Samuel Wakefield on the general resurrection and universal judgment

   "The resurrection is to be universal--It will include the whole human family that have lived and died, from the father of the race to his youngest son. . . . The next grand event in the Divine administration toward men, subsequent to the resurrection of the dead is that of the general judgment--an event which shall terminate the remedial dispensation, put an end to time, and introduce the eternal destinies of man and angles" (Wakefield's Christian Theology, p.614 and 621).

Daniel Steele on the antinomian character of dispensational teachings

"The effect of this teaching is, first, to belittle the Christian agencies now in operation by asserting that they are inadequate to the conversion of the world.  Second, it gives a Jewish and highly materialistic turn to the kingdom of Christ, and leads to a depreciation of the spiritual manifestation of Christ by the Comforter in this life.  Thirdly, it calls off attention from the saving truths of the Gospel, and leads believers to dwell upon airy and baseless speculations, and profitless argumentation. Fourth, unless the laws of mind are all changed in this generation, we predict from the history of Adventism in past ages, that the Plymouth Brethren will soon begin to fix a definite time for the Advent, which will be followed by disappointment and all the moral and spiritual disasters of Millerism" (A Substitute for Holiness or Antinomianism Revived: The Theology of the Plymouth Brethren Examined and Refuted, p.196).

A. M. Hills on the dynamic nature of this present gospel age

    "[Jesus] never spoke one syllable about the insufficiency of the Holy Spirit and the gospel, and the present means of grace to win the world and establish His kingdom. He never intimated that His preachers and teachers and missionaries should go in the power of the Holy Spirit, with the gospel and means of grace, and labor in vain, because all these Christian instrumentalities were never intended to succeed! God inaugurated these means and they will succeed!. . . Dr. Daniel Steele offered a prize to anyone who would point out one text that declared that there would be another conversion after Jesus comes the next time. Nobody has named the text" (Fundamental Christian Theology, p.566).

W. T. Purkiser on the Calvinistic theology that underlies modern dispensationalism

    ". . . closer to our own day the influence of dispensationalism, pioneered by J. N. Darby and widely disseminated by C. I. Scofield through his Reference Bible, has been enormous. It is odd that these men, who as Calvinists have so ardently opposed the doctrine of entire sanctification, should have had such influence in the holiness movement. This is not the place to discuss at length the various facets of their teaching, but it may be said that any interpretation which places much of the Bible outside the use of Christians ought to  be suspect from the start. The whole system of dispensationalism rests upon a reading into the Bible (eisegesis) the ideas of men, rather than a leading of the Word (exegesis) of the truths of revelation" (Exploring Our Christian Faith, pp.424 and 425).

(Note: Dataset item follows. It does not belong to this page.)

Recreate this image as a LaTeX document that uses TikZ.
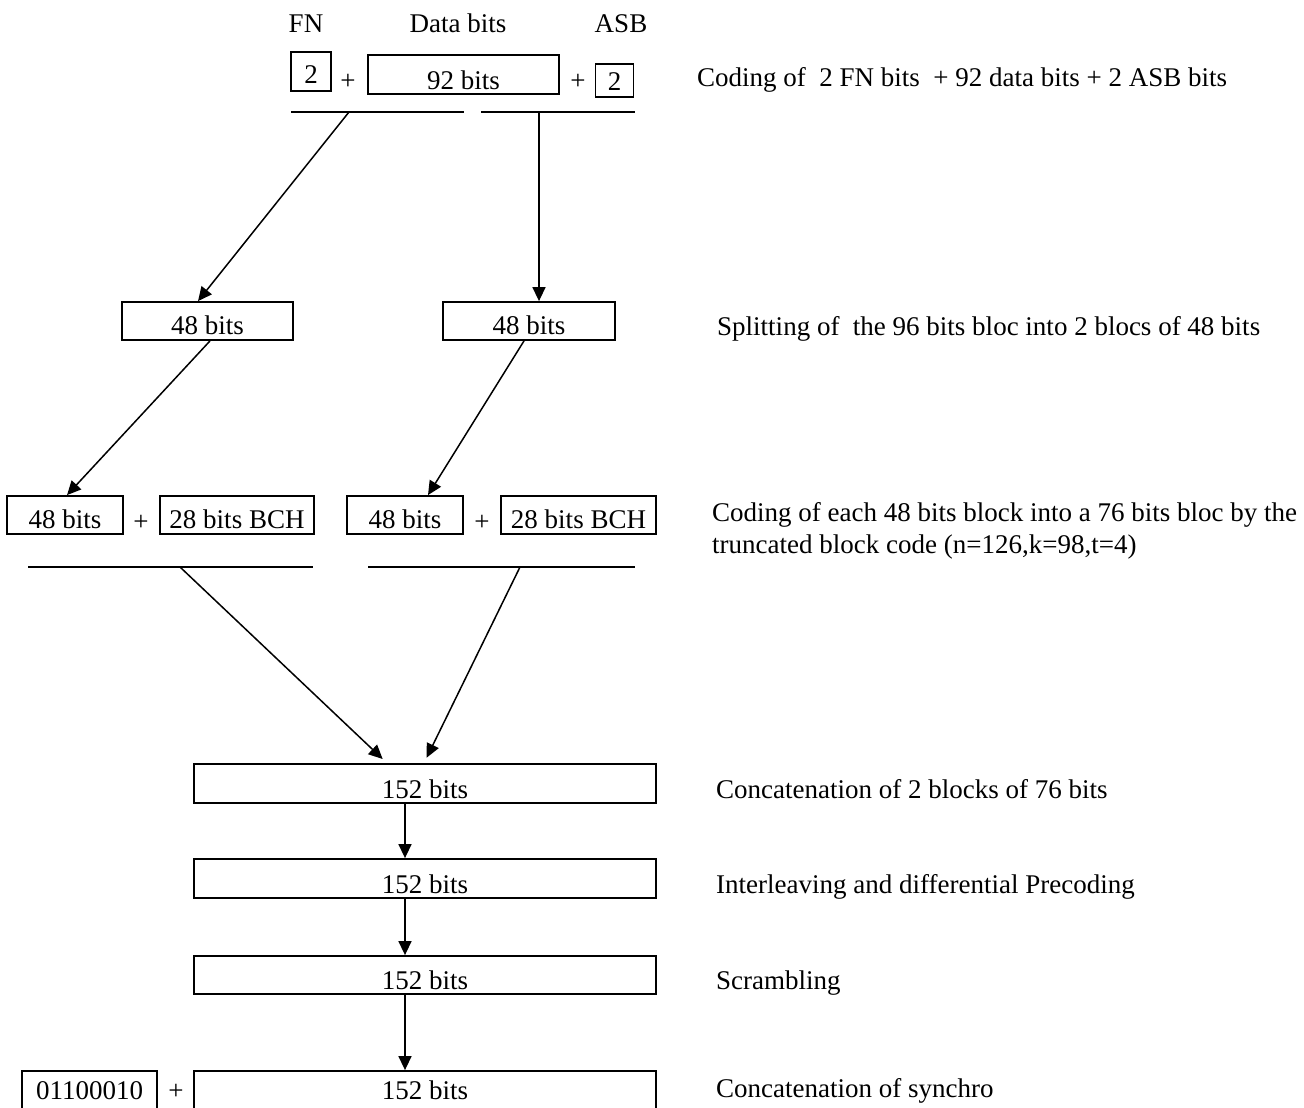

H. Ray Dunning on dispensationalism and Wesleyan scholarship

    "During the nineteenth century a system of theology known as dispensationalism arose, which included a completely new eschatology with many strange features. For some reason it has become so pervasive among conservative Christians, especially among the rank and file, that it has assumed the status of orthodoxy among large groups of both laymen and ministers. There is not a Wesleyan scholar known by this writer, however, who would subscribe to it, but it still remains entrenched. For this reason it needs some special attention in a work committed to Wesleyan theology because all the basic theological presuppositions that inform dispensationalism are antithetical to Wesleyan theology as well as sound biblical exegesis" (Grace, Faith, & Holiness, p. 585).

Everett I. Carver on the intellectual integrity of dispensational hermeneutics in general

"The dispensational system is exceeding complicated. Few can understand it apart from a systematic study of its teachings. It often fools the naive and the unwary because it is usually presented in a very persuasive manner and with what appears to be the voice of authority. . . . As long as one allows himself to be carried along by their presentation without seriously checking for fallacies, conclusions that do not follow from the material presented, forced exegesis, improper use of proof-texts, and eisegesis, the likelihood of being fooled is great; but when a thorough check is made, he weakness of the system becomes apparent" (When Jesus Comes Again, p. 58).

Leslie D. Wilcox on John Nelson Darby's teaching of salvation

   "Although there were groups in Wesley's day who held ideas which resemble these [the two natures theory of Christian holiness] at certain points, and whom both he and John Fletcher opposed under the name of Antinomianism, the doctrines we face today have a more recent origin. They are usually traced to a man named John Darby who was born in England in 1800. He was the leader of a group who came to called by the name of Plymouth Brethren. These held special theories regarding the evil of church membership and they propagated the special theory of the second coming which has come to be called pre-tribulationalism. . . . This has been the most popular theory among holiness people and many other evangelicals during the last three quarters of a century. . . . There are two difficulties with this theory that should be noted. [First] there is no scripture to support their theory of a separation of the rapture and revelation, unless you adopt their special theory of interpretation of scripture. [Second] since the proponents of this theory are mostly Calvinistic there are elements of that theory which frequently appear in their teaching. . .  If one accepts the dispensational view of the second coming, he must be on guard against accepting the Calvinistic elements which appear from time to time in the theory." (Profiles In Wesleyan Theology, 3:234, 310-311).

Ronald Cavanaugh regarding the influence of dispensationalism on the Wesleyan Holiness movement

"I can see that dispensational teaching . . . indeed strikes at the heart of the Wesleyan-Arminian Holiness movement" (Dr. Ronald Cavanaugh, Wesleyan educator, in personal letter to the author).